• _What is asked_
Transcribe the lines below verbatim, skipping the images.

======== Information provided ========

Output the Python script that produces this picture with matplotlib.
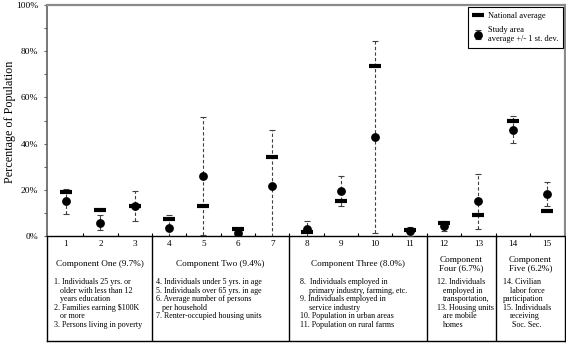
import matplotlib
matplotlib.use("Agg")
import matplotlib.pyplot as plt
from matplotlib.lines import Line2D
import numpy as np

plt.rcParams['font.family'] = ['Liberation Serif', 'DejaVu Serif']

# data (percent of population)
variables = list(range(1, 16))
national_avg = [19, 11.2, 13, 7.4, 13, 3.2, 34.4, 1.7, 15, 73.6, 2.5, 5.8, 9, 50, 11]
study_avg = [15, 5.8, 12.8, 3.3, 26, 1.3, 21.6, 3, 19.5, 42.8, 2, 4.5, 15, 46, 18]
study_sd = [5.4, 3.4, 6.5, 5.7, 25.5, 2.2, 24.4, 3.5, 6.5, 41.6, 2, 2.2, 11.8, 5.9, 5.2]

components = ["Component One (9.7%)", "Component Two (9.4%)", "Component Three (8.0%)",
              "Component\nFour (6.7%)", "Component\nFive (6.2%)"]
group_sizes = [3, 4, 4, 2, 2]

descriptions = [
    [("1. Individuals 25 yrs. or", 0), ("older with less than 12", 6), ("years education", 6),
     ("2. Families earning $100K", 0), ("or more", 6), ("3. Persons living in poverty", 0)],
    [("4. Individuals under 5 yrs. in age", 0), ("5. Individuals over 65 yrs. in age", 0),
     ("6. Average number of persons", 0), ("per household", 6), ("7. Renter-occupied housing units", 0)],
    [("8.  Individuals employed in", 0), ("primary industry, farming, etc.", 9),
     ("9. Individuals employed in", 0), ("service industry", 9),
     ("10. Population in urban areas", 0), ("11. Population on rural farms", 0)],
    [("12. Individuals", 0), ("employed in", 6), ("transportation,", 6),
     ("13. Housing units", 0), ("are mobile", 6), ("homes", 6)],
    [("14. Civilian", 0), ("labor force", 7), ("participation", 0),
     ("15. Individuals", 0), ("receiving", 7), ("Soc. Sec.", 9)],
]
desc_left = [54, 156, 300, 437, 503]

W, H = 566, 343
fig = plt.figure(figsize=(W / 100, H / 100), dpi=100)
ax_t = fig.add_axes([47 / W, 2 / H, 518 / W, 105 / H])
ax = fig.add_axes([47 / W, (H - 236) / H, 518 / W, 231 / H])
ax_t.patch.set_visible(False)

# error bars (dashed) then markers
eb = ax.errorbar(variables, study_avg, yerr=study_sd, fmt='o', color='black', ms=5.3,
                 ecolor='#404040', elinewidth=0.8, capsize=2.2, capthick=0.8, zorder=3)
eb[2][0].set_linestyle((0, (3, 2)))
ax.plot(variables, national_avg, '_', color='black', ms=8, mew=3, zorder=4)

ax.set_xlim(0.447, 15.52)
ax.set_ylim(0, 100)
ax.set_yticks(np.arange(0, 101, 20))
ax.set_yticks(np.arange(0, 101, 10), minor=True)
ax.set_yticklabels([f"{v}%" for v in range(0, 101, 20)], fontsize=6.8)
ax.set_xticks(variables)
ax.set_xticklabels([str(v) for v in variables], fontsize=6.6)
ax.set_xticks(np.arange(1.5, 15, 1), minor=True)
ax.tick_params(axis='x', which='major', length=0, pad=3)
ax.tick_params(axis='x', which='minor', direction='in', length=2.5, width=0.8)
ax.tick_params(axis='y', which='both', direction='out', length=2.3, width=0.8,
               color='#606060', pad=4)

for s in ['top', 'right']:
    ax.spines[s].set_color('#8a8a8a')
    ax.spines[s].set_linewidth(1.6)
ax.spines['left'].set_color('#606060')
ax.spines['left'].set_linewidth(1.2)
ax.spines['bottom'].set_color('black')
ax.spines['bottom'].set_linewidth(1.0)

fig.text(10 / W, 1 - 122 / H, "Percentage of Population", rotation=90,
         ha='center', va='center', fontsize=8.7)

handles = [Line2D([], [], marker='_', ms=8, mew=3, ls='none', color='black'), eb]
labels = ["National average", "Study area\naverage +/- 1 st. dev."]
leg = ax.legend(handles, labels, loc='upper right', bbox_to_anchor=(0.996, 0.991),
                borderaxespad=0, fontsize=6, handlelength=1.0, handletextpad=0.7,
                labelspacing=0.7, borderpad=0.6, fancybox=False, framealpha=1)
leg.get_frame().set_edgecolor('black')
leg.get_frame().set_linewidth(0.8)

# table of components below the axis
ax_t.set_xlim(ax.get_xlim())
ax_t.set_ylim(105, 0)
ax_t.set_xticks([])
ax_t.set_yticks([])
for s in ax_t.spines.values():
    s.set_color('black')
    s.set_linewidth(1.0)
ax_t.spines['top'].set_visible(False)

edges = np.concatenate([[ax.get_xlim()[0]], np.cumsum(group_sizes) + 0.5])
edges[-1] = ax.get_xlim()[1]
for e in edges[1:-1]:
    ax_t.axvline(e, color='black', lw=1.0)

for i, name in enumerate(components):
    xc = (edges[i] + edges[i + 1]) / 2
    ax_t.text(xc, 28, name, ha='center', va='center', fontsize=6.6, linespacing=1.15)
    for j, (line, indent) in enumerate(descriptions[i]):
        fig.text((desc_left[i] + indent) / W, 1 - (282 + 8.55 * j) / H, line,
                 ha='left', va='center', fontsize=5.8)

fig.savefig('out.png', dpi=100)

========

• _Written solution_
Output the Python script that produces this picture with matplotlib.
import matplotlib
matplotlib.use("Agg")
import matplotlib.pyplot as plt
from matplotlib.lines import Line2D
import numpy as np

plt.rcParams['font.family'] = ['Liberation Serif', 'DejaVu Serif']

# data (percent of population)
variables = list(range(1, 16))
national_avg = [19, 11.2, 13, 7.4, 13, 3.2, 34.4, 1.7, 15, 73.6, 2.5, 5.8, 9, 50, 11]
study_avg = [15, 5.8, 12.8, 3.3, 26, 1.3, 21.6, 3, 19.5, 42.8, 2, 4.5, 15, 46, 18]
study_sd = [5.4, 3.4, 6.5, 5.7, 25.5, 2.2, 24.4, 3.5, 6.5, 41.6, 2, 2.2, 11.8, 5.9, 5.2]

components = ["Component One (9.7%)", "Component Two (9.4%)", "Component Three (8.0%)",
              "Component\nFour (6.7%)", "Component\nFive (6.2%)"]
group_sizes = [3, 4, 4, 2, 2]

descriptions = [
    [("1. Individuals 25 yrs. or", 0), ("older with less than 12", 6), ("years education", 6),
     ("2. Families earning $100K", 0), ("or more", 6), ("3. Persons living in poverty", 0)],
    [("4. Individuals under 5 yrs. in age", 0), ("5. Individuals over 65 yrs. in age", 0),
     ("6. Average number of persons", 0), ("per household", 6), ("7. Renter-occupied housing units", 0)],
    [("8.  Individuals employed in", 0), ("primary industry, farming, etc.", 9),
     ("9. Individuals employed in", 0), ("service industry", 9),
     ("10. Population in urban areas", 0), ("11. Population on rural farms", 0)],
    [("12. Individuals", 0), ("employed in", 6), ("transportation,", 6),
     ("13. Housing units", 0), ("are mobile", 6), ("homes", 6)],
    [("14. Civilian", 0), ("labor force", 7), ("participation", 0),
     ("15. Individuals", 0), ("receiving", 7), ("Soc. Sec.", 9)],
]
desc_left = [54, 156, 300, 437, 503]

W, H = 566, 343
fig = plt.figure(figsize=(W / 100, H / 100), dpi=100)
ax_t = fig.add_axes([47 / W, 2 / H, 518 / W, 105 / H])
ax = fig.add_axes([47 / W, (H - 236) / H, 518 / W, 231 / H])
ax_t.patch.set_visible(False)

# error bars (dashed) then markers
eb = ax.errorbar(variables, study_avg, yerr=study_sd, fmt='o', color='black', ms=5.3,
                 ecolor='#404040', elinewidth=0.8, capsize=2.2, capthick=0.8, zorder=3)
eb[2][0].set_linestyle((0, (3, 2)))
ax.plot(variables, national_avg, '_', color='black', ms=8, mew=3, zorder=4)

ax.set_xlim(0.447, 15.52)
ax.set_ylim(0, 100)
ax.set_yticks(np.arange(0, 101, 20))
ax.set_yticks(np.arange(0, 101, 10), minor=True)
ax.set_yticklabels([f"{v}%" for v in range(0, 101, 20)], fontsize=6.8)
ax.set_xticks(variables)
ax.set_xticklabels([str(v) for v in variables], fontsize=6.6)
ax.set_xticks(np.arange(1.5, 15, 1), minor=True)
ax.tick_params(axis='x', which='major', length=0, pad=3)
ax.tick_params(axis='x', which='minor', direction='in', length=2.5, width=0.8)
ax.tick_params(axis='y', which='both', direction='out', length=2.3, width=0.8,
               color='#606060', pad=4)

for s in ['top', 'right']:
    ax.spines[s].set_color('#8a8a8a')
    ax.spines[s].set_linewidth(1.6)
ax.spines['left'].set_color('#606060')
ax.spines['left'].set_linewidth(1.2)
ax.spines['bottom'].set_color('black')
ax.spines['bottom'].set_linewidth(1.0)

fig.text(10 / W, 1 - 122 / H, "Percentage of Population", rotation=90,
         ha='center', va='center', fontsize=8.7)

handles = [Line2D([], [], marker='_', ms=8, mew=3, ls='none', color='black'), eb]
labels = ["National average", "Study area\naverage +/- 1 st. dev."]
leg = ax.legend(handles, labels, loc='upper right', bbox_to_anchor=(0.996, 0.991),
                borderaxespad=0, fontsize=6, handlelength=1.0, handletextpad=0.7,
                labelspacing=0.7, borderpad=0.6, fancybox=False, framealpha=1)
leg.get_frame().set_edgecolor('black')
leg.get_frame().set_linewidth(0.8)

# table of components below the axis
ax_t.set_xlim(ax.get_xlim())
ax_t.set_ylim(105, 0)
ax_t.set_xticks([])
ax_t.set_yticks([])
for s in ax_t.spines.values():
    s.set_color('black')
    s.set_linewidth(1.0)
ax_t.spines['top'].set_visible(False)

edges = np.concatenate([[ax.get_xlim()[0]], np.cumsum(group_sizes) + 0.5])
edges[-1] = ax.get_xlim()[1]
for e in edges[1:-1]:
    ax_t.axvline(e, color='black', lw=1.0)

for i, name in enumerate(components):
    xc = (edges[i] + edges[i + 1]) / 2
    ax_t.text(xc, 28, name, ha='center', va='center', fontsize=6.6, linespacing=1.15)
    for j, (line, indent) in enumerate(descriptions[i]):
        fig.text((desc_left[i] + indent) / W, 1 - (282 + 8.55 * j) / H, line,
                 ha='left', va='center', fontsize=5.8)

fig.savefig('out.png', dpi=100)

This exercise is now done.